Con el rato identificamos 2 motocicletas. Con las luces altas nos cegaban, venían hacia nosotros. Deben de habernos separado unos ochocientos metros, pero nuestro encuentro era inminente. Nos pasamos todas las películas. Tal vez alguien en ese bondi que dejamos atrás avisó; va un par de boludos que nadie extrañará; subía la paranoia entre nosotros. Pero de pronto las luces desaparecieron y quedó todo en tinieblas de nuevo.
Por la mitad del camino nos preguntamos que habrá pasado con las motocicletas adelantando la posibilidad más trágica para nosotros; que se habían escondido, que acechaban nuestro paso.
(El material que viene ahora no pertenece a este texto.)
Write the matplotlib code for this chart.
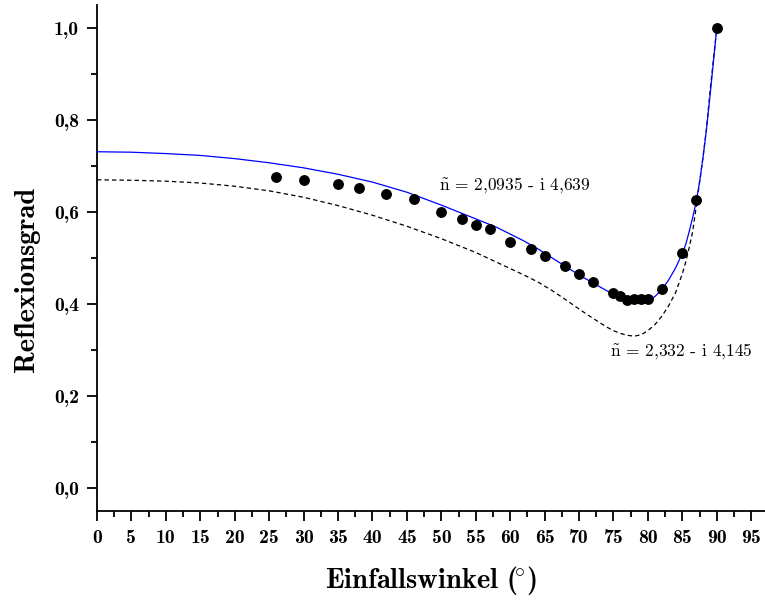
import matplotlib
matplotlib.use('Agg')
import matplotlib.pyplot as plt
from matplotlib.ticker import MultipleLocator, FuncFormatter

plt.rcParams['mathtext.fontset'] = 'cm'
plt.rcParams['font.family'] = ['cmr10', 'DejaVu Serif']

# measured points
meas_angle = [26, 30, 35, 38, 42, 46, 50, 53, 55, 57, 60, 63, 65, 68, 70, 72,
              75, 76, 77, 78, 79, 80, 82, 85, 87, 90]
meas_R = [0.676, 0.670, 0.660, 0.652, 0.640, 0.628, 0.599, 0.585, 0.572, 0.563,
          0.535, 0.520, 0.505, 0.483, 0.466, 0.447, 0.423, 0.417, 0.409, 0.410,
          0.411, 0.411, 0.433, 0.510, 0.625, 1.0]

# fitted curve n = 2,0935 - i 4,639 (blue)
fit1_angle = [0, 5, 10, 15, 20, 25, 30, 35, 40, 45, 50, 55, 58, 60, 62, 64, 66,
              68, 70, 72, 74, 75, 76, 77, 78, 79, 80, 81, 82, 83, 84, 85, 85.5,
              86, 86.5, 87, 87.5, 88, 88.5, 89, 89.5, 90]
fit1_R = [0.731, 0.730, 0.727, 0.723, 0.716, 0.707, 0.696, 0.682, 0.665, 0.643,
          0.615, 0.585, 0.567, 0.552, 0.537, 0.520, 0.501, 0.482, 0.463, 0.446,
          0.429, 0.422, 0.415, 0.410, 0.406, 0.405, 0.408, 0.416, 0.431, 0.452,
          0.478, 0.510, 0.530, 0.558, 0.588, 0.622, 0.665, 0.718, 0.780, 0.850,
          0.925, 1.0]

# curve n = 2,332 - i 4,145 (dashed)
fit2_angle = [0, 5, 10, 15, 20, 25, 30, 35, 40, 45, 50, 55, 60, 62, 64, 66, 68,
              70, 72, 74, 75, 76, 77, 78, 79, 80, 81, 82, 83, 84, 85, 85.5, 86,
              86.5, 87, 87.5, 88, 88.5, 89, 89.5, 90]
fit2_R = [0.670, 0.669, 0.667, 0.663, 0.656, 0.646, 0.632, 0.614, 0.593, 0.569,
          0.542, 0.512, 0.477, 0.463, 0.448, 0.430, 0.410, 0.389, 0.369, 0.350,
          0.342, 0.336, 0.332, 0.330, 0.333, 0.342, 0.355, 0.373, 0.396, 0.424,
          0.466, 0.492, 0.523, 0.558, 0.610, 0.665, 0.720, 0.780, 0.860, 0.930,
          1.0]

label1 = r'$\tilde{\mathrm{n}}$ = 2,0935 - i 4,639'
label2 = r'$\tilde{\mathrm{n}}$ = 2,332 - i 4,145'

fig = plt.figure(figsize=(7.65, 6.03), dpi=100)
ax = fig.add_axes([0.1268, 0.1526, 0.8732, 0.8391])

ax.plot(fit2_angle, fit2_R, color='black', lw=0.9, dashes=(3.5, 2.5), zorder=2)
ax.plot(fit1_angle, fit1_R, color='#0000ff', lw=0.9, zorder=3)
ax.plot(meas_angle, meas_R, 'o', color='black', ms=6.8, zorder=4)

ax.text(49.7, 0.648, label1, fontsize=12.5, family='cmr10')
ax.text(74.5, 0.289, label2, fontsize=12.5, family='cmr10')

ax.set_xlim(0, 97)
ax.set_ylim(-0.05, 1.05)
for s in ['top', 'right']:
    ax.spines[s].set_visible(False)
for s in ['left', 'bottom']:
    ax.spines[s].set_linewidth(1.3)

ax.xaxis.set_major_locator(MultipleLocator(5))
ax.xaxis.set_minor_locator(MultipleLocator(2.5))
ax.yaxis.set_major_locator(MultipleLocator(0.2))
ax.yaxis.set_minor_locator(MultipleLocator(0.1))
ax.xaxis.set_major_formatter(FuncFormatter(lambda v, p: f'{int(round(v))}'))
ax.yaxis.set_major_formatter(FuncFormatter(lambda v, p: f'{v:.1f}'.replace('.', ',')))
ax.tick_params(which='major', direction='out', length=7, width=1.3, pad=6)
ax.tick_params(which='minor', direction='out', length=4, width=1.3)
for lab in ax.get_xticklabels() + ax.get_yticklabels():
    lab.set_family('cmb10')
    lab.set_fontsize(14.2)

ax.set_xlabel(r'Einfallswinkel ($\!{}^{\circ}$)', family='cmb10',
              fontsize=20.5, labelpad=12)
ax.set_ylabel('Reflexionsgrad', family='cmb10', fontsize=20.5)
ax.yaxis.set_label_coords(-0.085, 0.458)

fig.savefig('out.png', dpi=100)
Pasamos por algunas casas a oscuras, una que otra se iluminaba con un farol o desde una ventana filtrada por una malla contra mosquitos la luz se recortaba hacia el exterior. Vimos un terreno semi iluminado con una casa unos metros más allá de la valla. Dos motocicletas estacionadas a la entrada y en el zaguán dos tipos con chaquetas de cuero; uno de ellos levantaba a una niña en sus brazos para darle un abrazo, el otro miraba con las manos en la cintura y una sonrisa que plegaba el cuero de su cara como acordeón. Nos miraron de reojo y siguieron imperturbables la escena.
Estábamos extenuados y sudábamos a mares.
Finalmente salimos a la ruta 7. Y vimos hacia la derecha nuestra, las luces que provenían de la mítica gasolinera. Caminamos a través de una fila de cientos de camiones estacionados a la espera de cargar nafta. Nos miramos entre nosotros moviendo el cráneo afirmativamente. Avanzábamos entre sujetos que bajo las puertas abiertas de sus camiones bebían mate y fumaban puchos. Familias que comían sánguches dentro de la cabina. Niños que meaban las ruedas. Camiones con las cortinas cerradas. Le fuimos preguntando a algunos camioneros si es que nos podían llevar a Buenos Aires, pero todos nos decían que no. Solamente uno nos dijo que nos podía llevar hasta Río Cuarto a 200km de Córdoba, que salía a las nueve de la mañana.
No gracias, vamos directo a capital, dijimos ingenuamente.